Start of DATA SUPPLIED

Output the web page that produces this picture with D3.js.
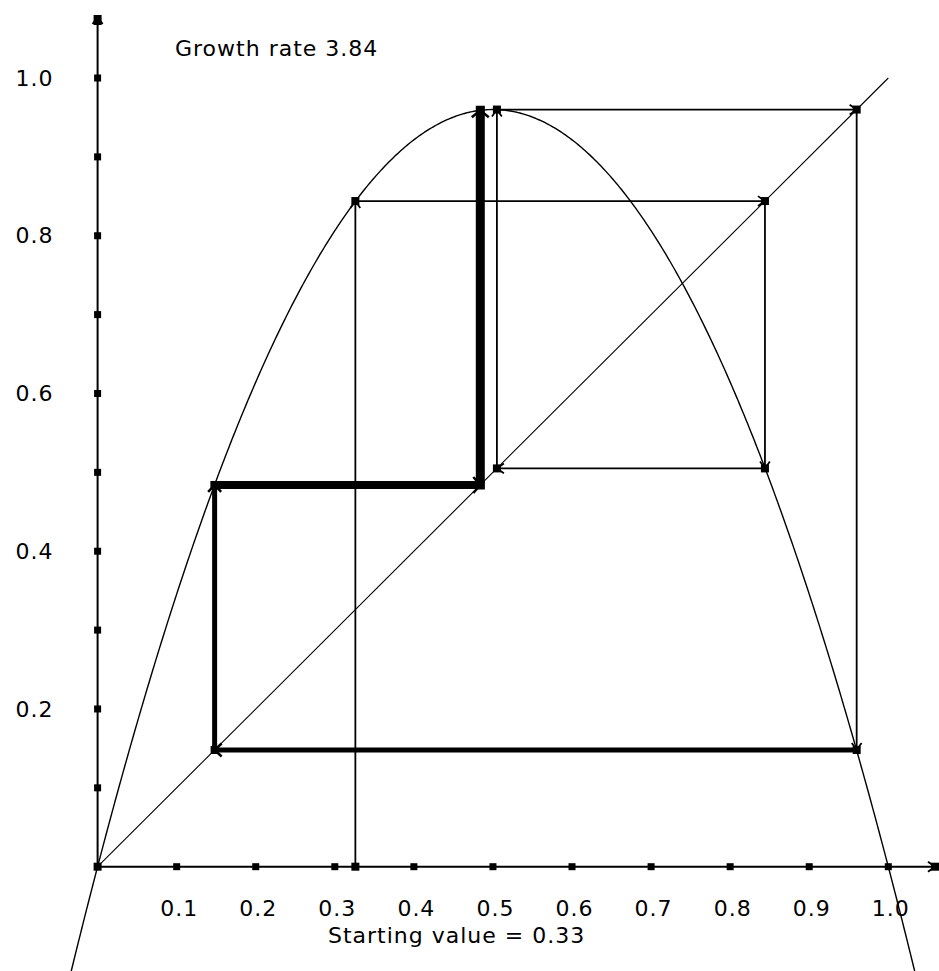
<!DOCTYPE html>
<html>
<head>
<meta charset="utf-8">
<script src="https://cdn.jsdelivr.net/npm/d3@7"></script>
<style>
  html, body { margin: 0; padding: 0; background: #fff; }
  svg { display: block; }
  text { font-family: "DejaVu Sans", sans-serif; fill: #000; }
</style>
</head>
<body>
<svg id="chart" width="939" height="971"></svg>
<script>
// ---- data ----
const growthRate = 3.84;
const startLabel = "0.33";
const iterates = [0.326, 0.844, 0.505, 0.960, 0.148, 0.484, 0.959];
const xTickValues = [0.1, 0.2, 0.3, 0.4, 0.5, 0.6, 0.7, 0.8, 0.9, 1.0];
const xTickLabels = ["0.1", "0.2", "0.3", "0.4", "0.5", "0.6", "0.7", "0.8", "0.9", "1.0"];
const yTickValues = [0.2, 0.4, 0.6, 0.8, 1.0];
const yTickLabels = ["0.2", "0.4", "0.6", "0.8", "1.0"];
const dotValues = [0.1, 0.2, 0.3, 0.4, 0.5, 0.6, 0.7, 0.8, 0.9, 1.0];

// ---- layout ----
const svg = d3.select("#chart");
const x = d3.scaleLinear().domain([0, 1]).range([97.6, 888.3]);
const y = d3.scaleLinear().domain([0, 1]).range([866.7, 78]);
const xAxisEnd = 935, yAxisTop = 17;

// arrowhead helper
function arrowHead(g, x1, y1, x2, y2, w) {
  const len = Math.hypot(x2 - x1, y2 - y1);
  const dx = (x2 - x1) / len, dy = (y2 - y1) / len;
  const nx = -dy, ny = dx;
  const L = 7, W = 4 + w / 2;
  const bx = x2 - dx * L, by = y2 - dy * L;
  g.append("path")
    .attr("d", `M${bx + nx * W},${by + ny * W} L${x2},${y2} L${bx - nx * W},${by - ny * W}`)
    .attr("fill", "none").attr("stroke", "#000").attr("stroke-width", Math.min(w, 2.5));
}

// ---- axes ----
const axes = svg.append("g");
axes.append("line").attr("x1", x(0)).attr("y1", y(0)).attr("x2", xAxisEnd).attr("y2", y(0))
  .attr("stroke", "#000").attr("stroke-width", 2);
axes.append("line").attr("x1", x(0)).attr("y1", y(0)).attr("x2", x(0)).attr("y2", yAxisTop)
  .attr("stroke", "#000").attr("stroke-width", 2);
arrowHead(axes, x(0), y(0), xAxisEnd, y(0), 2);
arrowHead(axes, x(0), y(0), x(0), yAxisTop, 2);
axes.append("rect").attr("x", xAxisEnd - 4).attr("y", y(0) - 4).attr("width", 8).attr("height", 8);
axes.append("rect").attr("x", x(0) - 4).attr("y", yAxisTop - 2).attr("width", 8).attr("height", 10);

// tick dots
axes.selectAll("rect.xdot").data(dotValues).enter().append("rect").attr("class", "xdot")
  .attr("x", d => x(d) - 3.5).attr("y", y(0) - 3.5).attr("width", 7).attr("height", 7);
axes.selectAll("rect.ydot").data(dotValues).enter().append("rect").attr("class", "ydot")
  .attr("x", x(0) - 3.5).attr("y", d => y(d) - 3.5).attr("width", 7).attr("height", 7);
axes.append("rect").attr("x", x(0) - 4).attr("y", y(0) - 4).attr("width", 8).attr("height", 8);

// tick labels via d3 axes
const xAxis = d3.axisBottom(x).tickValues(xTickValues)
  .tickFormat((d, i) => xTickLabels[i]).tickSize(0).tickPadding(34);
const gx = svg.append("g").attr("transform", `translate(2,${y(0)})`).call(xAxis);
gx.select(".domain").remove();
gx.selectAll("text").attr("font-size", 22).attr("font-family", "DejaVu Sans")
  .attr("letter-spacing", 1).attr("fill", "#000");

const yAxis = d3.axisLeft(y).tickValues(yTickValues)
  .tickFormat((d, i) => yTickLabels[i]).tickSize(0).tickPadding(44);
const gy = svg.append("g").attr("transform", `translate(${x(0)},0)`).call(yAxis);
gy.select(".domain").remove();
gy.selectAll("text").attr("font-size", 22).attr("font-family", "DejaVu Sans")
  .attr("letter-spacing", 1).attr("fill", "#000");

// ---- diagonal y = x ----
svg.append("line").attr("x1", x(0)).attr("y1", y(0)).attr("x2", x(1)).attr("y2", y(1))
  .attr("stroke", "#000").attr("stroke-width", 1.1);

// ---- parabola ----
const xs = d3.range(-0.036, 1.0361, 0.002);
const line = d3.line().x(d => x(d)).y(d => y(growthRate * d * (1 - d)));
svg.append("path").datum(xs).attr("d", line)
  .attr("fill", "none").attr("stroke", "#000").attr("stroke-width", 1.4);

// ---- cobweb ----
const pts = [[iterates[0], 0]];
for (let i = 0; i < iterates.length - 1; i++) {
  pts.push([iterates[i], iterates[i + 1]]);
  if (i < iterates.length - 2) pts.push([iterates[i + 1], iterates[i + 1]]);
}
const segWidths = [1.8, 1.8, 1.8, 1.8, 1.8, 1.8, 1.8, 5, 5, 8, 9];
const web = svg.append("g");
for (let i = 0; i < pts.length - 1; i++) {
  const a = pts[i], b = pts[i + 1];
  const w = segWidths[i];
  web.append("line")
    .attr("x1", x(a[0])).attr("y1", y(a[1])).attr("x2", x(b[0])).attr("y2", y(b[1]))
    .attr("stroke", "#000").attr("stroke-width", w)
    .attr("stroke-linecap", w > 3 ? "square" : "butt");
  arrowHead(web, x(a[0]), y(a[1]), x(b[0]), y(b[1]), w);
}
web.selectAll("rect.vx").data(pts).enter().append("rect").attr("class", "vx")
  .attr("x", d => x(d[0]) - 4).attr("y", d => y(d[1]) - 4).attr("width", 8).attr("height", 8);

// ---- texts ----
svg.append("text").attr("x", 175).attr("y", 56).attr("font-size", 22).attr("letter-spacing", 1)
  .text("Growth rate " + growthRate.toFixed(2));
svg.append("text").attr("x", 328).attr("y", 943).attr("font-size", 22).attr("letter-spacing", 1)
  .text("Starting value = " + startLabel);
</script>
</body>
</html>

End of DATA SUPPLIED
Start of DATA SUPPLIED

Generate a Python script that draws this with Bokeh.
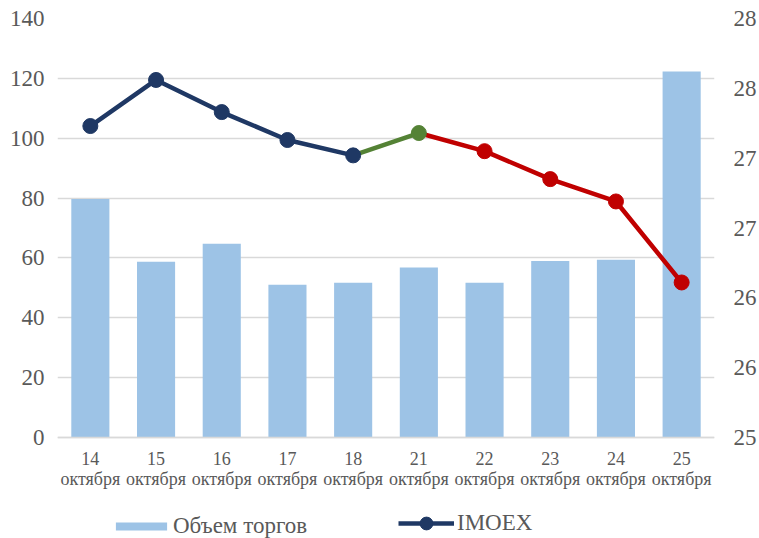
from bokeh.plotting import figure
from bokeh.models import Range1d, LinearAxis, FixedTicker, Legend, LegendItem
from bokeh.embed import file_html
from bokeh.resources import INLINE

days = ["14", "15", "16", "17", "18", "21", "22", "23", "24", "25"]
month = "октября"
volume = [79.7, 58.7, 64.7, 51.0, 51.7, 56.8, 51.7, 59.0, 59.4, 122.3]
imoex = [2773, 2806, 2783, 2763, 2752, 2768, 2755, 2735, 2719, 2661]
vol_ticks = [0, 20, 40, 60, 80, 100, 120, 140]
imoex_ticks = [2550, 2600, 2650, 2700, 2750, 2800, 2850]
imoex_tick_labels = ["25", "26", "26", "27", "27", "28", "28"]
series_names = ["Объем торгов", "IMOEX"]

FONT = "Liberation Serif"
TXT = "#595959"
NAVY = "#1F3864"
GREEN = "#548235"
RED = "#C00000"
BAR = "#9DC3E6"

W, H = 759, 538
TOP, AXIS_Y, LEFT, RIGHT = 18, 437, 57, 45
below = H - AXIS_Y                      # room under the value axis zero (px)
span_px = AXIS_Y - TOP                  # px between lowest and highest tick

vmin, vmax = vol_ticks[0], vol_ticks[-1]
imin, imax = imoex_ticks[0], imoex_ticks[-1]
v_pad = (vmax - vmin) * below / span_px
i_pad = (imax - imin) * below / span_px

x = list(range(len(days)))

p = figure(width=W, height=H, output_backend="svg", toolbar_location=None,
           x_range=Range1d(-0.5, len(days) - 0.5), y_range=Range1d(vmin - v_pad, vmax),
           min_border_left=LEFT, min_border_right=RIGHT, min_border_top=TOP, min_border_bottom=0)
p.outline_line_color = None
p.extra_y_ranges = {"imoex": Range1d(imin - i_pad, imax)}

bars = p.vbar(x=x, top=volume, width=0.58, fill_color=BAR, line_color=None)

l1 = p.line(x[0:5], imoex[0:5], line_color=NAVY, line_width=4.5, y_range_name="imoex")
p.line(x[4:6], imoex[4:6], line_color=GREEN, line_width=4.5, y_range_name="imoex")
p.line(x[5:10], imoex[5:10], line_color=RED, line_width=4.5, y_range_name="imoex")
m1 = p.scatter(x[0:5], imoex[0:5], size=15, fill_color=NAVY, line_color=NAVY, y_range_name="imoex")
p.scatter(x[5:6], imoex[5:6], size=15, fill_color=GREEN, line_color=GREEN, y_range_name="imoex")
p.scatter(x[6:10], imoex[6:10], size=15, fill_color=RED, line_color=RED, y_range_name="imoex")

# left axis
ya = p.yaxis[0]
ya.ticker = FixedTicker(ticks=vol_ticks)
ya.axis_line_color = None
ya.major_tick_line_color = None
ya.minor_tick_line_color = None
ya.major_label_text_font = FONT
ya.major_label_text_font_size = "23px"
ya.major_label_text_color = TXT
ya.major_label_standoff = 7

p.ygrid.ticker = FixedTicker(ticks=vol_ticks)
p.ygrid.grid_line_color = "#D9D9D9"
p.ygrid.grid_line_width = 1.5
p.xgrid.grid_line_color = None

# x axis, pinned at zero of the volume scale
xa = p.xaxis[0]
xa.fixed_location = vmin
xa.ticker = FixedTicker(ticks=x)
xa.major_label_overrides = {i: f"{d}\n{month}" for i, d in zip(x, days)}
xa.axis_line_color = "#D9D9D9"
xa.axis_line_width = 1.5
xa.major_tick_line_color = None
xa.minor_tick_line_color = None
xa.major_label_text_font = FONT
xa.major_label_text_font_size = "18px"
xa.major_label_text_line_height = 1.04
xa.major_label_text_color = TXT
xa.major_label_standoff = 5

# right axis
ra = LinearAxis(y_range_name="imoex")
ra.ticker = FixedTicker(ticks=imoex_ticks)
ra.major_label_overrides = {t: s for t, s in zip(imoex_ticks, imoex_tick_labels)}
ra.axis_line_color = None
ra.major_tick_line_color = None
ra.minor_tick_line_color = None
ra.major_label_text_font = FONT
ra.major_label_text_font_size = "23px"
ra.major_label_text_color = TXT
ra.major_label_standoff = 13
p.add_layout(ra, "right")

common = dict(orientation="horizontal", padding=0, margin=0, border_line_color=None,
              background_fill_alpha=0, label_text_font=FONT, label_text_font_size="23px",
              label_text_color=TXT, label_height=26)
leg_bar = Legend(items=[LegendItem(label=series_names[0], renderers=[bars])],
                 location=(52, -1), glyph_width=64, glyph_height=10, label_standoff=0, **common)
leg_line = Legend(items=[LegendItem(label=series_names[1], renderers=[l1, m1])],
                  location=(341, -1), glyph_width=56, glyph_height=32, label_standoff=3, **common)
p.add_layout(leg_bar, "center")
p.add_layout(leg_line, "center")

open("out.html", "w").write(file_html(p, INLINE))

End of DATA SUPPLIED

THE PROBLEM
Please quote only the span of lines whose first line contains "Generate a Python" and whose last line contains "span_px = AXIS_Y", leaving every picture out.

CORRECT RESULT
Generate a Python script that draws this with Bokeh.
from bokeh.plotting import figure
from bokeh.models import Range1d, LinearAxis, FixedTicker, Legend, LegendItem
from bokeh.embed import file_html
from bokeh.resources import INLINE

days = ["14", "15", "16", "17", "18", "21", "22", "23", "24", "25"]
month = "октября"
volume = [79.7, 58.7, 64.7, 51.0, 51.7, 56.8, 51.7, 59.0, 59.4, 122.3]
imoex = [2773, 2806, 2783, 2763, 2752, 2768, 2755, 2735, 2719, 2661]
vol_ticks = [0, 20, 40, 60, 80, 100, 120, 140]
imoex_ticks = [2550, 2600, 2650, 2700, 2750, 2800, 2850]
imoex_tick_labels = ["25", "26", "26", "27", "27", "28", "28"]
series_names = ["Объем торгов", "IMOEX"]

FONT = "Liberation Serif"
TXT = "#595959"
NAVY = "#1F3864"
GREEN = "#548235"
RED = "#C00000"
BAR = "#9DC3E6"

W, H = 759, 538
TOP, AXIS_Y, LEFT, RIGHT = 18, 437, 57, 45
below = H - AXIS_Y                      # room under the value axis zero (px)
span_px = AXIS_Y - TOP                  # px between lowest and highest tick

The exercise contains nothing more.